The just-food interview - Unilever CEO Paul Polman, part one
Polman bullish about long-term prospects for emerging markets
As one of the world's largest consumer goods groups, Unilever is always in the spotlight, both for its financial performance and for its laudable bid to become a more sustainable company. In a two-part interview, Dean Best talked to Unilever CEO Paul Polman about its low-growth food arm and the slowdown in emerging markets.
"Let's go and help the British," Unilever CEO Paul Polman jokes as he strides cross the "Knorr chefmanship centre" in the southern German town of Heilbronn.
just-food is the only Brit among of a group of journalists learning a few recipes from Unilever's in-house chefs as part of a two-day event to mark the 175th anniversary of the start of the Knorr business.
And Polman, the chief executive of one of the world's largest consumer goods companies, has his apron on, ready to help cook a risotto. The conversation, however, quickly turns to one area that seems to have gone off the boil - the emerging markets.

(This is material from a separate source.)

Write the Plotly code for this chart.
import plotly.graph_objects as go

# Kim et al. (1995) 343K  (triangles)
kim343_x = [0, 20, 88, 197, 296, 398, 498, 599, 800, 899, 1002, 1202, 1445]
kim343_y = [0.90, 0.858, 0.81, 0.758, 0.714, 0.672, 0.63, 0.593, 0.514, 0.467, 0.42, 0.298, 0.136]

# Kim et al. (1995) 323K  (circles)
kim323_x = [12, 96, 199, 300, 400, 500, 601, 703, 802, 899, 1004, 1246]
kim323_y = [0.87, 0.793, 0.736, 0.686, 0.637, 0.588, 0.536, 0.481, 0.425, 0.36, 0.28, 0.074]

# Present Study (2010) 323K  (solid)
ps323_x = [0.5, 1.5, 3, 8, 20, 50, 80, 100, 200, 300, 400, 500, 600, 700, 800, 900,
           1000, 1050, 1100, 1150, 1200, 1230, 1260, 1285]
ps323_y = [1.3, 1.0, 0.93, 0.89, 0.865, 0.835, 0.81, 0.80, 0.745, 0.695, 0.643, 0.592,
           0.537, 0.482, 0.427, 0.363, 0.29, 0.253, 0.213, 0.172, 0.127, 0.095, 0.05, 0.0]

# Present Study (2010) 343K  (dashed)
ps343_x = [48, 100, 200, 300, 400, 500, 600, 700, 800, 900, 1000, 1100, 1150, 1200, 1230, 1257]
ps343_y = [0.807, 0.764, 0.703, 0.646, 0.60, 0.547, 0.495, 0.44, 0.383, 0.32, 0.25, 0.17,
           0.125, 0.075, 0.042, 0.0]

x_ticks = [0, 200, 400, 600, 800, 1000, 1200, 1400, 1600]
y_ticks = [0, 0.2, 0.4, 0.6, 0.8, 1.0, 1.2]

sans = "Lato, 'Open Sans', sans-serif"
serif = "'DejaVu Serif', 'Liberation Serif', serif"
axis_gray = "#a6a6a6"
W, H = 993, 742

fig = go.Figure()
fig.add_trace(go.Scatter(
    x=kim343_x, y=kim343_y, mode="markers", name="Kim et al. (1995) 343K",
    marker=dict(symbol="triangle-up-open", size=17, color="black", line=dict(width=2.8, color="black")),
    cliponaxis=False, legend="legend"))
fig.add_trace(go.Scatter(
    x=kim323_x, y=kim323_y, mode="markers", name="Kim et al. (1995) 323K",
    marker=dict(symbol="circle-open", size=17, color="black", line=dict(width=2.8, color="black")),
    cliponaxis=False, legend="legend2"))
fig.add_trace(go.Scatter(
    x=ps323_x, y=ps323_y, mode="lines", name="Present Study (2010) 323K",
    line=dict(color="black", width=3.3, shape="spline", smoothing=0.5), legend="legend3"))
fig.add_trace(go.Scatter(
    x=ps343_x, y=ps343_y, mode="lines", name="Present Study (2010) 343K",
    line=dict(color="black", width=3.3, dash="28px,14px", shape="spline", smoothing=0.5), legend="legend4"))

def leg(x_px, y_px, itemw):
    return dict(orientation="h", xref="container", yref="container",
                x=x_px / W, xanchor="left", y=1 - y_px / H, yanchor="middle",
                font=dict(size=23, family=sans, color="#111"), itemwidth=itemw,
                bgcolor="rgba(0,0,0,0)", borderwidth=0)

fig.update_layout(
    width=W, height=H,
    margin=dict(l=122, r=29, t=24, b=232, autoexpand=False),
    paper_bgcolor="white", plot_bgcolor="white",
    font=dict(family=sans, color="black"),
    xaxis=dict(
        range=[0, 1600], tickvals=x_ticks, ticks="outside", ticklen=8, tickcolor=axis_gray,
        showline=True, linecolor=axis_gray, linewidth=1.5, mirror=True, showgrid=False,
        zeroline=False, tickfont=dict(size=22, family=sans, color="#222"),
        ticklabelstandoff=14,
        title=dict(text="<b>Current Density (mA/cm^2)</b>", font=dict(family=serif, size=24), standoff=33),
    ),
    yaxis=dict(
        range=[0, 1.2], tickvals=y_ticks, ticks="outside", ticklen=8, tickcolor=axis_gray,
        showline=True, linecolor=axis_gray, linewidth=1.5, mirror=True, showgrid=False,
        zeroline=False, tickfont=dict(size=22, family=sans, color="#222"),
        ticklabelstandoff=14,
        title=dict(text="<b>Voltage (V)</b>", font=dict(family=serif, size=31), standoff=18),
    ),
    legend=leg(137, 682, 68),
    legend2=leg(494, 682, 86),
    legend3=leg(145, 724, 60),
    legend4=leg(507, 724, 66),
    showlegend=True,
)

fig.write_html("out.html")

There has been growing evidence of a slowdown in the world's key developing economies in recent quarters. Brazil, Russia, India and China are about to see out a year when growth will be stronger than in many parts of the West but also at its lowest in a decade - excluding 2009 when the BRICs felt the impact of the global financial crisis.
The recent cooling of the Chinese economy has hit demand for commodities, which has notably impacted Brazil and Russia. Currency devaluation has squeezed consumer incomes, particularly in Brazil and India. Lower oil prices and an easing in global trade has affected Russia, where internal investment has also fallen and inflation remains stubbornly high.
Like many FMCG groups, Unilever has not been immune to the slowdown. Earlier this month, Unilever warned its underlying sales in the third quarter of the year will come in below expectations - in part due to the deceleration in emerging markets.
The announcement made mainstream business headlines and prompted questions about whether companies with significant operations in developing economies could rely on those markets to help offset stagnation in the West. In 2012, over 55% of Unilever's total sales - food, as well as its home and personal care brands - came from emerging markets.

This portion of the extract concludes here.